Two people on couch, looking at paperwork on table.

Image source: Getty Images.

Statistically speaking, one claiming age is better than the rest

Five years ago, online financial planning company United Income released a report ("The Retirement Solution Hiding in Plain Sight") that analyzed and extrapolated the claiming decisions of 20,000 retired workers using data from the University of Michigan's Health and Retirement Study.

The goal for researchers was to determine if, in hindsight, retired workers had made an optimal claiming decision. For United Income, "optimal" refers to a decision that maximized what a retiree received over their lifetime, and not necessarily on a monthly basis.

United Income's deep dive found a marked inversion between actual claims and optimal claims. While most of the 20,000 retired workers chose to begin receiving their monthly check prior to reaching their FRA, an overwhelming percentage of optimal claims would have occurred at or after FRA.

More specifically, an extrapolation of claims data found that only 8% of the 20,000 claims studied would have been optimal at ages 62, 63, and 64, on a combined basis! In fact, the four earliest claiming ages (62 through 65) collectively produced the lowest likelihood of an optimal claim.

In comparison, United Income's researchers found that 57% of retired workers would have generated the maximum lifetime income if they'd waited until age 70 to begin receiving their monthly check.
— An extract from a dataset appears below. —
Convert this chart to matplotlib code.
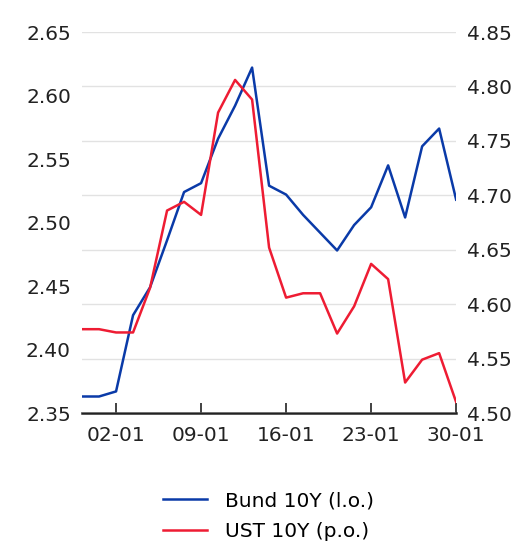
import matplotlib
matplotlib.use("Agg")
import matplotlib.pyplot as plt

# ── data ────────────────────────────────────────────────────────────
dates = [
    "30-12", "31-12", "02-01", "03-01", "06-01", "07-01", "08-01", "09-01",
    "10-01", "13-01", "14-01", "15-01", "16-01", "17-01", "20-01", "21-01",
    "22-01", "23-01", "24-01", "27-01", "28-01", "29-01", "30-01",
]
bund_10y = [
    2.363, 2.363, 2.367, 2.427, 2.449, 2.486, 2.524, 2.531,
    2.566, 2.592, 2.622, 2.529, 2.522, 2.506, 2.492, 2.478,
    2.498, 2.512, 2.545, 2.504, 2.560, 2.574, 2.518,
]
ust_10y = [
    4.577, 4.577, 4.574, 4.574, 4.615, 4.686, 4.694, 4.682,
    4.776, 4.806, 4.788, 4.652, 4.606, 4.610, 4.610, 4.573,
    4.598, 4.637, 4.623, 4.528, 4.549, 4.555, 4.510,
]
tick_idx = [2, 7, 12, 17, 22]
left_ticks = [2.35, 2.40, 2.45, 2.50, 2.55, 2.60, 2.65]
right_ticks = [4.50, 4.55, 4.60, 4.65, 4.70, 4.75, 4.80, 4.85]

BLUE = "#0a3aa8"
RED = "#ee1c33"

plt.rcParams["font.family"] = "DejaVu Sans"
plt.rcParams["font.size"] = 14.5

fig = plt.figure(figsize=(5.16, 5.43), dpi=100)
ax = fig.add_axes([0.159, 0.2394, 0.725, 0.7016])
ax2 = ax.twinx()

x = list(range(len(dates)))

# gridlines belong to the right-hand scale
ax2.set_ylim(4.50, 4.85)
ax2.set_yticks(right_ticks)
ax2.set_yticklabels([f"{v:.2f}" for v in right_ticks])
ax2.grid(axis="y", color="#e2e2e2", linewidth=1.0)
ax2.set_axisbelow(True)

ax.set_ylim(2.35, 2.65)
ax.set_yticks(left_ticks)
ax.set_yticklabels([f"{v:.2f}" for v in left_ticks])
ax.set_xlim(0, len(dates) - 1)
ax.set_xticks(tick_idx)
ax.set_xticklabels([dates[i] for i in tick_idx])

l1, = ax2.plot(x, bund_10y, color=BLUE, linewidth=1.8,
               transform=ax.transData, label="Bund 10Y (l.o.)")
l2, = ax2.plot(x, ust_10y, color=RED, linewidth=1.8, label="UST 10Y (p.o.)")

for a in (ax, ax2):
    for side in ("left", "right", "top"):
        a.spines[side].set_visible(False)
ax2.spines["bottom"].set_visible(False)
ax.spines["bottom"].set_linewidth(1.8)
ax.spines["bottom"].set_color("#222222")

ax.tick_params(axis="y", length=0, pad=8, labelcolor="#222222")
ax2.tick_params(axis="y", length=0, pad=8, labelcolor="#222222")
ax.tick_params(axis="x", direction="in", length=7, width=1.2,
               color="#222222", pad=9, labelcolor="#222222")

fig.legend(handles=[l1, l2], loc="upper center", bbox_to_anchor=(0.52, 0.095),
           frameon=False, handlelength=2.2, handletextpad=0.85,
           labelspacing=0.6, borderaxespad=0, borderpad=0, fontsize=14.5)

fig.savefig("out.png", dpi=100)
For those curious, age 67 offered the second-highest probability (around 10%) of an optimal claim, with age 66 ranking fifth, behind ages 70, 67, 69, and 68 (in that order).

Since none of us knows our "departure" date, you'll never know ahead of time if you've made an optimal claiming choice. The best you can do is account for your personal health, marital status, and financial needs when deciding which age is best to begin receiving retired-worker benefits. This means an early claim may be best for some workers.

But when comprehensively examined across a broad base of former claimants, history suggests that waiting is going to prove beneficial to most future retirees.